**** DATA SEGMENT

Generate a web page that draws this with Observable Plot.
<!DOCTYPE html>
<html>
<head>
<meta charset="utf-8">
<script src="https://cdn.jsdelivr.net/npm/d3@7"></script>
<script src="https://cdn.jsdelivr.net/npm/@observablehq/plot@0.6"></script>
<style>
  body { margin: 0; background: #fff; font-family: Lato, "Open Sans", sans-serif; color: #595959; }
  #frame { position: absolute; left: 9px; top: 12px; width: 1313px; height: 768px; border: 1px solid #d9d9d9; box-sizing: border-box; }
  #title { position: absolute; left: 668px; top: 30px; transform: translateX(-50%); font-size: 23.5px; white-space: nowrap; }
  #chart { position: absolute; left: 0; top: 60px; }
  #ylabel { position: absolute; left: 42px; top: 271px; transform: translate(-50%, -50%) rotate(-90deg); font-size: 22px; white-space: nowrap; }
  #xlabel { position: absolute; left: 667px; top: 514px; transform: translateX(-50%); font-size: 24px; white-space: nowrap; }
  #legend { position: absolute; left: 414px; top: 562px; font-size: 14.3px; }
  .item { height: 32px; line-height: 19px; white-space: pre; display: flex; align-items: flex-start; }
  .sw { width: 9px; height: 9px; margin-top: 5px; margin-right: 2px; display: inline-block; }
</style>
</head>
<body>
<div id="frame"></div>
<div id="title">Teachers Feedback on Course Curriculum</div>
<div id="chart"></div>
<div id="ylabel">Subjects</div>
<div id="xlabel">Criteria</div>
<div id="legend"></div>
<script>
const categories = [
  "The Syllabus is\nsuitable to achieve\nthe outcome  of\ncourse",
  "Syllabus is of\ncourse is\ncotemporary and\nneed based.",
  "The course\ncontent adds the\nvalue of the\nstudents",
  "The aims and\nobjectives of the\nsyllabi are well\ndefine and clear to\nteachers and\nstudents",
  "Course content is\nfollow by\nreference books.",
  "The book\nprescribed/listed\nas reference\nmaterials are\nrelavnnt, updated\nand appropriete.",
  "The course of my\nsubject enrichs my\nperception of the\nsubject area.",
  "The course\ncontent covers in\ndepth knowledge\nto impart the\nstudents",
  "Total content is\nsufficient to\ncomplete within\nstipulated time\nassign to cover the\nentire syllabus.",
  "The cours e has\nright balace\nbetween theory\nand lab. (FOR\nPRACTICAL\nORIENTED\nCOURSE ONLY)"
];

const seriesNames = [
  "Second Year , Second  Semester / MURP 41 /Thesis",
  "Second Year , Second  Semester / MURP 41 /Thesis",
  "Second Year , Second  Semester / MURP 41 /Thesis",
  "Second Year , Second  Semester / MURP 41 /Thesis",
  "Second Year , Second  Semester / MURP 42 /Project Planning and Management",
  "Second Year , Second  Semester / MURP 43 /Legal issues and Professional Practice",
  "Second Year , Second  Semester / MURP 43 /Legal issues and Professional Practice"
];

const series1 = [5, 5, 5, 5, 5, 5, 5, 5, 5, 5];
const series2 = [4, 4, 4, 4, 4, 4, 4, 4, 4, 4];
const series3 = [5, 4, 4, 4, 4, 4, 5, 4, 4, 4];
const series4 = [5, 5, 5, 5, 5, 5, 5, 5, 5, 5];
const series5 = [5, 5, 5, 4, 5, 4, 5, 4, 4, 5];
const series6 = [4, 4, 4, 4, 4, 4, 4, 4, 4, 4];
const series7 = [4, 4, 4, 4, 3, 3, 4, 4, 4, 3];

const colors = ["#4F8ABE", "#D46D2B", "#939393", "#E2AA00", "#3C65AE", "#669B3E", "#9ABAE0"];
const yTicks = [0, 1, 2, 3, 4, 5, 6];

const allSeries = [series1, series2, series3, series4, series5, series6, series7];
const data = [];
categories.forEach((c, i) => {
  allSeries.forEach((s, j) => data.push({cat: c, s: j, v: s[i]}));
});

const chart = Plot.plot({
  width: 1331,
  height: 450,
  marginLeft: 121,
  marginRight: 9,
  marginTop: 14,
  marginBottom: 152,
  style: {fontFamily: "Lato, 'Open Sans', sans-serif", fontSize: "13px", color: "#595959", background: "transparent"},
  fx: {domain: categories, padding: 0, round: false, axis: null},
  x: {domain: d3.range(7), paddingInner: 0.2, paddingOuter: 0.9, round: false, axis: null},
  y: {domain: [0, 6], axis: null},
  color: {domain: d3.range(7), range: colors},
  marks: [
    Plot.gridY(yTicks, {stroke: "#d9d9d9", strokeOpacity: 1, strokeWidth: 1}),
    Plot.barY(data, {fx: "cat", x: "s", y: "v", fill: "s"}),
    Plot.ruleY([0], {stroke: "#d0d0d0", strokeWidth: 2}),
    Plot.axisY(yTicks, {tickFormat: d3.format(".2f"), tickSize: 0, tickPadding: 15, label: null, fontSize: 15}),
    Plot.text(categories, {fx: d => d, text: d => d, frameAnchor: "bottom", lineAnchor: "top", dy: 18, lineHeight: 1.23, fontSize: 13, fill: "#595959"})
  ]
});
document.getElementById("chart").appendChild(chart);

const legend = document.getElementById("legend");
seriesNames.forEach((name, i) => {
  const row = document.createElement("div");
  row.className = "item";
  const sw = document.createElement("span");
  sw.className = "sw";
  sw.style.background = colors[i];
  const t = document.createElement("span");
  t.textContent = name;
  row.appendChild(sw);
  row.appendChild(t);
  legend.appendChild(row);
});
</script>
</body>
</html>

********

== WHAT THIS TASK INVOLVES ==
Exactly reproduce every line of the data above.

== COMPLETE RESPONSE ==
Generate a web page that draws this with Observable Plot.
<!DOCTYPE html>
<html>
<head>
<meta charset="utf-8">
<script src="https://cdn.jsdelivr.net/npm/d3@7"></script>
<script src="https://cdn.jsdelivr.net/npm/@observablehq/plot@0.6"></script>
<style>
  body { margin: 0; background: #fff; font-family: Lato, "Open Sans", sans-serif; color: #595959; }
  #frame { position: absolute; left: 9px; top: 12px; width: 1313px; height: 768px; border: 1px solid #d9d9d9; box-sizing: border-box; }
  #title { position: absolute; left: 668px; top: 30px; transform: translateX(-50%); font-size: 23.5px; white-space: nowrap; }
  #chart { position: absolute; left: 0; top: 60px; }
  #ylabel { position: absolute; left: 42px; top: 271px; transform: translate(-50%, -50%) rotate(-90deg); font-size: 22px; white-space: nowrap; }
  #xlabel { position: absolute; left: 667px; top: 514px; transform: translateX(-50%); font-size: 24px; white-space: nowrap; }
  #legend { position: absolute; left: 414px; top: 562px; font-size: 14.3px; }
  .item { height: 32px; line-height: 19px; white-space: pre; display: flex; align-items: flex-start; }
  .sw { width: 9px; height: 9px; margin-top: 5px; margin-right: 2px; display: inline-block; }
</style>
</head>
<body>
<div id="frame"></div>
<div id="title">Teachers Feedback on Course Curriculum</div>
<div id="chart"></div>
<div id="ylabel">Subjects</div>
<div id="xlabel">Criteria</div>
<div id="legend"></div>
<script>
const categories = [
  "The Syllabus is\nsuitable to achieve\nthe outcome  of\ncourse",
  "Syllabus is of\ncourse is\ncotemporary and\nneed based.",
  "The course\ncontent adds the\nvalue of the\nstudents",
  "The aims and\nobjectives of the\nsyllabi are well\ndefine and clear to\nteachers and\nstudents",
  "Course content is\nfollow by\nreference books.",
  "The book\nprescribed/listed\nas reference\nmaterials are\nrelavnnt, updated\nand appropriete.",
  "The course of my\nsubject enrichs my\nperception of the\nsubject area.",
  "The course\ncontent covers in\ndepth knowledge\nto impart the\nstudents",
  "Total content is\nsufficient to\ncomplete within\nstipulated time\nassign to cover the\nentire syllabus.",
  "The cours e has\nright balace\nbetween theory\nand lab. (FOR\nPRACTICAL\nORIENTED\nCOURSE ONLY)"
];

const seriesNames = [
  "Second Year , Second  Semester / MURP 41 /Thesis",
  "Second Year , Second  Semester / MURP 41 /Thesis",
  "Second Year , Second  Semester / MURP 41 /Thesis",
  "Second Year , Second  Semester / MURP 41 /Thesis",
  "Second Year , Second  Semester / MURP 42 /Project Planning and Management",
  "Second Year , Second  Semester / MURP 43 /Legal issues and Professional Practice",
  "Second Year , Second  Semester / MURP 43 /Legal issues and Professional Practice"
];

const series1 = [5, 5, 5, 5, 5, 5, 5, 5, 5, 5];
const series2 = [4, 4, 4, 4, 4, 4, 4, 4, 4, 4];
const series3 = [5, 4, 4, 4, 4, 4, 5, 4, 4, 4];
const series4 = [5, 5, 5, 5, 5, 5, 5, 5, 5, 5];
const series5 = [5, 5, 5, 4, 5, 4, 5, 4, 4, 5];
const series6 = [4, 4, 4, 4, 4, 4, 4, 4, 4, 4];
const series7 = [4, 4, 4, 4, 3, 3, 4, 4, 4, 3];

const colors = ["#4F8ABE", "#D46D2B", "#939393", "#E2AA00", "#3C65AE", "#669B3E", "#9ABAE0"];
const yTicks = [0, 1, 2, 3, 4, 5, 6];

const allSeries = [series1, series2, series3, series4, series5, series6, series7];
const data = [];
categories.forEach((c, i) => {
  allSeries.forEach((s, j) => data.push({cat: c, s: j, v: s[i]}));
});

const chart = Plot.plot({
  width: 1331,
  height: 450,
  marginLeft: 121,
  marginRight: 9,
  marginTop: 14,
  marginBottom: 152,
  style: {fontFamily: "Lato, 'Open Sans', sans-serif", fontSize: "13px", color: "#595959", background: "transparent"},
  fx: {domain: categories, padding: 0, round: false, axis: null},
  x: {domain: d3.range(7), paddingInner: 0.2, paddingOuter: 0.9, round: false, axis: null},
  y: {domain: [0, 6], axis: null},
  color: {domain: d3.range(7), range: colors},
  marks: [
    Plot.gridY(yTicks, {stroke: "#d9d9d9", strokeOpacity: 1, strokeWidth: 1}),
    Plot.barY(data, {fx: "cat", x: "s", y: "v", fill: "s"}),
    Plot.ruleY([0], {stroke: "#d0d0d0", strokeWidth: 2}),
    Plot.axisY(yTicks, {tickFormat: d3.format(".2f"), tickSize: 0, tickPadding: 15, label: null, fontSize: 15}),
    Plot.text(categories, {fx: d => d, text: d => d, frameAnchor: "bottom", lineAnchor: "top", dy: 18, lineHeight: 1.23, fontSize: 13, fill: "#595959"})
  ]
});
document.getElementById("chart").appendChild(chart);

const legend = document.getElementById("legend");
seriesNames.forEach((name, i) => {
  const row = document.createElement("div");
  row.className = "item";
  const sw = document.createElement("span");
  sw.className = "sw";
  sw.style.background = colors[i];
  const t = document.createElement("span");
  t.textContent = name;
  row.appendChild(sw);
  row.appendChild(t);
  legend.appendChild(row);
});
</script>
</body>
</html>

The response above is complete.